Your task:
Reproduce the listing exactly and skip over any pictures.

Material provided:
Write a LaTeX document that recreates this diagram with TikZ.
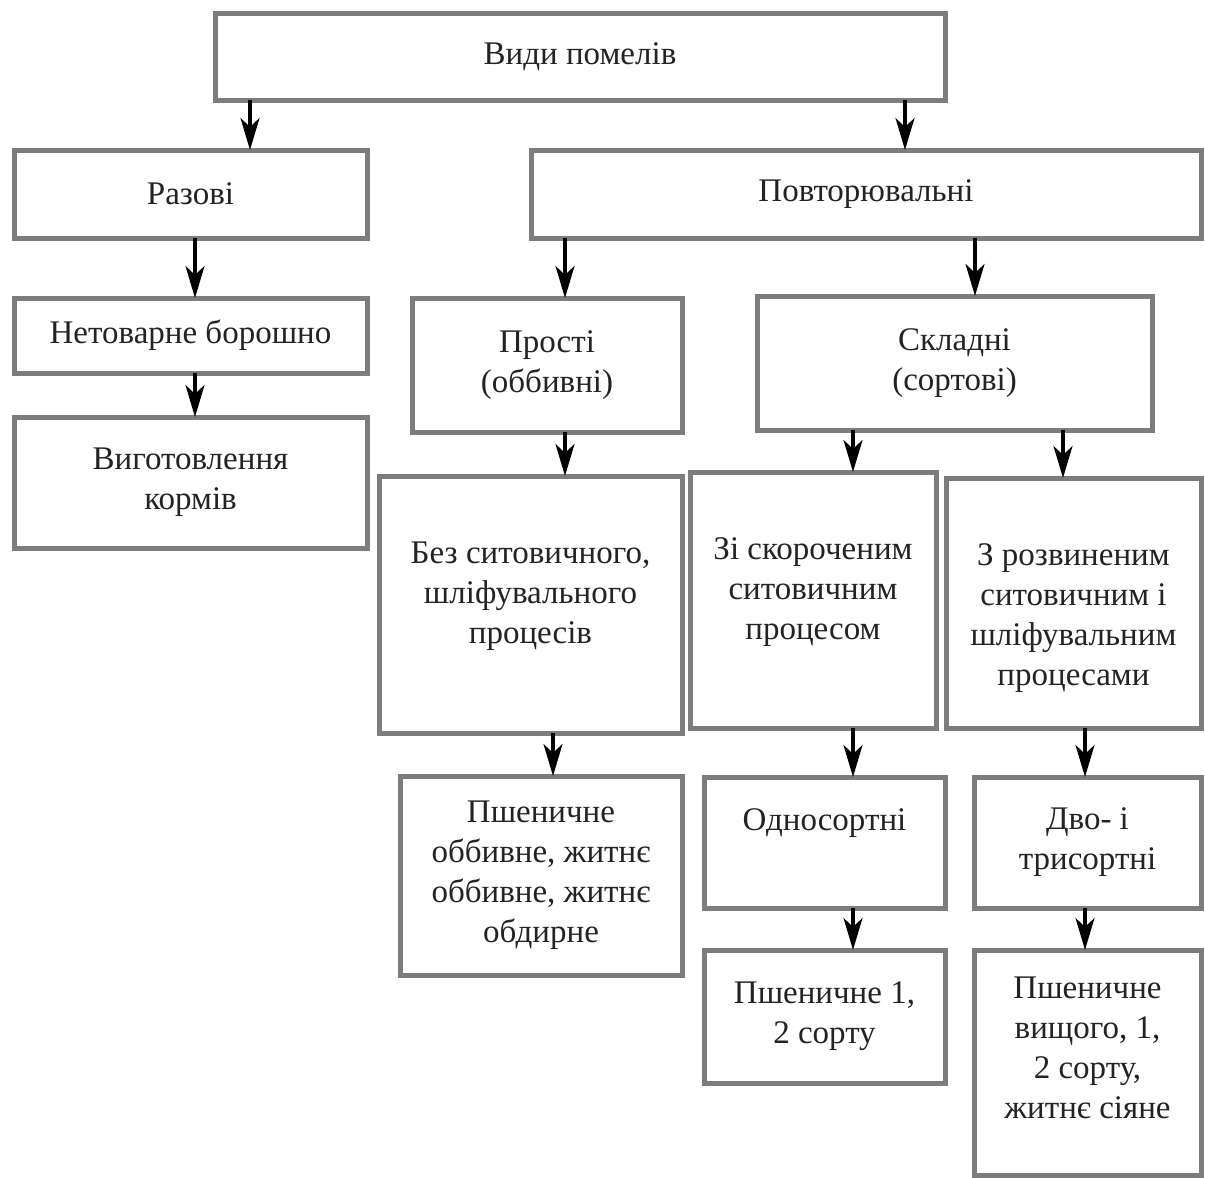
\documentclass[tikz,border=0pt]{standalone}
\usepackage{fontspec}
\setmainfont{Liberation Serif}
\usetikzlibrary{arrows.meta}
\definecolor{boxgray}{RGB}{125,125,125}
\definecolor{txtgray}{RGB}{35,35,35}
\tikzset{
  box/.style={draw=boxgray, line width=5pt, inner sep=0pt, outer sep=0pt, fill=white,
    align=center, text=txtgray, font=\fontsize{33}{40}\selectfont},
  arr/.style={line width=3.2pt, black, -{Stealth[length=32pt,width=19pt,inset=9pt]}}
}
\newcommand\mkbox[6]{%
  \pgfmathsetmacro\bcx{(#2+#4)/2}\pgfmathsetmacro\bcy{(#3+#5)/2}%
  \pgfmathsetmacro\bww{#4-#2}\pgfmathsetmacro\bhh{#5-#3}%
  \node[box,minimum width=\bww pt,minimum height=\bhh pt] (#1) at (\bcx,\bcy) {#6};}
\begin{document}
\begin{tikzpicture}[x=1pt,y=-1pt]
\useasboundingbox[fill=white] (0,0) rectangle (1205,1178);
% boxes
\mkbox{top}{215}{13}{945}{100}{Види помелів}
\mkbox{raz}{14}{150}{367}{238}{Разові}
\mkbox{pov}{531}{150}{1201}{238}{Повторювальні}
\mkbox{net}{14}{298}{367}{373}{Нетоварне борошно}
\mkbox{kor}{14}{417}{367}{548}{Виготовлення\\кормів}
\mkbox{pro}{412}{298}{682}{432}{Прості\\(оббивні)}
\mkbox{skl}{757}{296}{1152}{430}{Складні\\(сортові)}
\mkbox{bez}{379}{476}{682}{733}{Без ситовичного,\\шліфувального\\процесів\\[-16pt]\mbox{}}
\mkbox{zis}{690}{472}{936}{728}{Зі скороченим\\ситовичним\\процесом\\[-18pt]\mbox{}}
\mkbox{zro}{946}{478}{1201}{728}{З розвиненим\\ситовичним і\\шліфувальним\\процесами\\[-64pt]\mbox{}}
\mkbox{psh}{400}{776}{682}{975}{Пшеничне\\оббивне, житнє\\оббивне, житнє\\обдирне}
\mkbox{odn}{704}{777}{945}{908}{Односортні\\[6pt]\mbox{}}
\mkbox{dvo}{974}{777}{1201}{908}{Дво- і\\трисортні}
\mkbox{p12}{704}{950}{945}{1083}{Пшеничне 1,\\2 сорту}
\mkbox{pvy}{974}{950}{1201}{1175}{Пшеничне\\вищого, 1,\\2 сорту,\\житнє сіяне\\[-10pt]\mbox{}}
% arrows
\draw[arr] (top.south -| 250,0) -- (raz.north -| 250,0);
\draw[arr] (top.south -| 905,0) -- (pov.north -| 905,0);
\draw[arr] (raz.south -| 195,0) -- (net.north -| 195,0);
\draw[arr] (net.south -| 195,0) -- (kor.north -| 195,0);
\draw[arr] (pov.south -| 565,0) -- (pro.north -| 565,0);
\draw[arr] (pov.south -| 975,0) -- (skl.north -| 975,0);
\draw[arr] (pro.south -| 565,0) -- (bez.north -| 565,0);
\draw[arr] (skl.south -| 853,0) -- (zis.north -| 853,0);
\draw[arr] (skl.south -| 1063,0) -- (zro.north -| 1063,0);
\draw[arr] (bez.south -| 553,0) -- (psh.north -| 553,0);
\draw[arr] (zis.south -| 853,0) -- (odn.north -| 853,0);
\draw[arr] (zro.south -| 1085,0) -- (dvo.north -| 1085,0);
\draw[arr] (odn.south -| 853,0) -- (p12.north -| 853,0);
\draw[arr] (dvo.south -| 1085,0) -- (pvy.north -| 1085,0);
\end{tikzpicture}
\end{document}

Full solution:
Write a LaTeX document that recreates this diagram with TikZ.
\documentclass[tikz,border=0pt]{standalone}
\usepackage{fontspec}
\setmainfont{Liberation Serif}
\usetikzlibrary{arrows.meta}
\definecolor{boxgray}{RGB}{125,125,125}
\definecolor{txtgray}{RGB}{35,35,35}
\tikzset{
  box/.style={draw=boxgray, line width=5pt, inner sep=0pt, outer sep=0pt, fill=white,
    align=center, text=txtgray, font=\fontsize{33}{40}\selectfont},
  arr/.style={line width=3.2pt, black, -{Stealth[length=32pt,width=19pt,inset=9pt]}}
}
\newcommand\mkbox[6]{%
  \pgfmathsetmacro\bcx{(#2+#4)/2}\pgfmathsetmacro\bcy{(#3+#5)/2}%
  \pgfmathsetmacro\bww{#4-#2}\pgfmathsetmacro\bhh{#5-#3}%
  \node[box,minimum width=\bww pt,minimum height=\bhh pt] (#1) at (\bcx,\bcy) {#6};}
\begin{document}
\begin{tikzpicture}[x=1pt,y=-1pt]
\useasboundingbox[fill=white] (0,0) rectangle (1205,1178);
% boxes
\mkbox{top}{215}{13}{945}{100}{Види помелів}
\mkbox{raz}{14}{150}{367}{238}{Разові}
\mkbox{pov}{531}{150}{1201}{238}{Повторювальні}
\mkbox{net}{14}{298}{367}{373}{Нетоварне борошно}
\mkbox{kor}{14}{417}{367}{548}{Виготовлення\\кормів}
\mkbox{pro}{412}{298}{682}{432}{Прості\\(оббивні)}
\mkbox{skl}{757}{296}{1152}{430}{Складні\\(сортові)}
\mkbox{bez}{379}{476}{682}{733}{Без ситовичного,\\шліфувального\\процесів\\[-16pt]\mbox{}}
\mkbox{zis}{690}{472}{936}{728}{Зі скороченим\\ситовичним\\процесом\\[-18pt]\mbox{}}
\mkbox{zro}{946}{478}{1201}{728}{З розвиненим\\ситовичним і\\шліфувальним\\процесами\\[-64pt]\mbox{}}
\mkbox{psh}{400}{776}{682}{975}{Пшеничне\\оббивне, житнє\\оббивне, житнє\\обдирне}
\mkbox{odn}{704}{777}{945}{908}{Односортні\\[6pt]\mbox{}}
\mkbox{dvo}{974}{777}{1201}{908}{Дво- і\\трисортні}
\mkbox{p12}{704}{950}{945}{1083}{Пшеничне 1,\\2 сорту}
\mkbox{pvy}{974}{950}{1201}{1175}{Пшеничне\\вищого, 1,\\2 сорту,\\житнє сіяне\\[-10pt]\mbox{}}
% arrows
\draw[arr] (top.south -| 250,0) -- (raz.north -| 250,0);
\draw[arr] (top.south -| 905,0) -- (pov.north -| 905,0);
\draw[arr] (raz.south -| 195,0) -- (net.north -| 195,0);
\draw[arr] (net.south -| 195,0) -- (kor.north -| 195,0);
\draw[arr] (pov.south -| 565,0) -- (pro.north -| 565,0);
\draw[arr] (pov.south -| 975,0) -- (skl.north -| 975,0);
\draw[arr] (pro.south -| 565,0) -- (bez.north -| 565,0);
\draw[arr] (skl.south -| 853,0) -- (zis.north -| 853,0);
\draw[arr] (skl.south -| 1063,0) -- (zro.north -| 1063,0);
\draw[arr] (bez.south -| 553,0) -- (psh.north -| 553,0);
\draw[arr] (zis.south -| 853,0) -- (odn.north -| 853,0);
\draw[arr] (zro.south -| 1085,0) -- (dvo.north -| 1085,0);
\draw[arr] (odn.south -| 853,0) -- (p12.north -| 853,0);
\draw[arr] (dvo.south -| 1085,0) -- (pvy.north -| 1085,0);
\end{tikzpicture}
\end{document}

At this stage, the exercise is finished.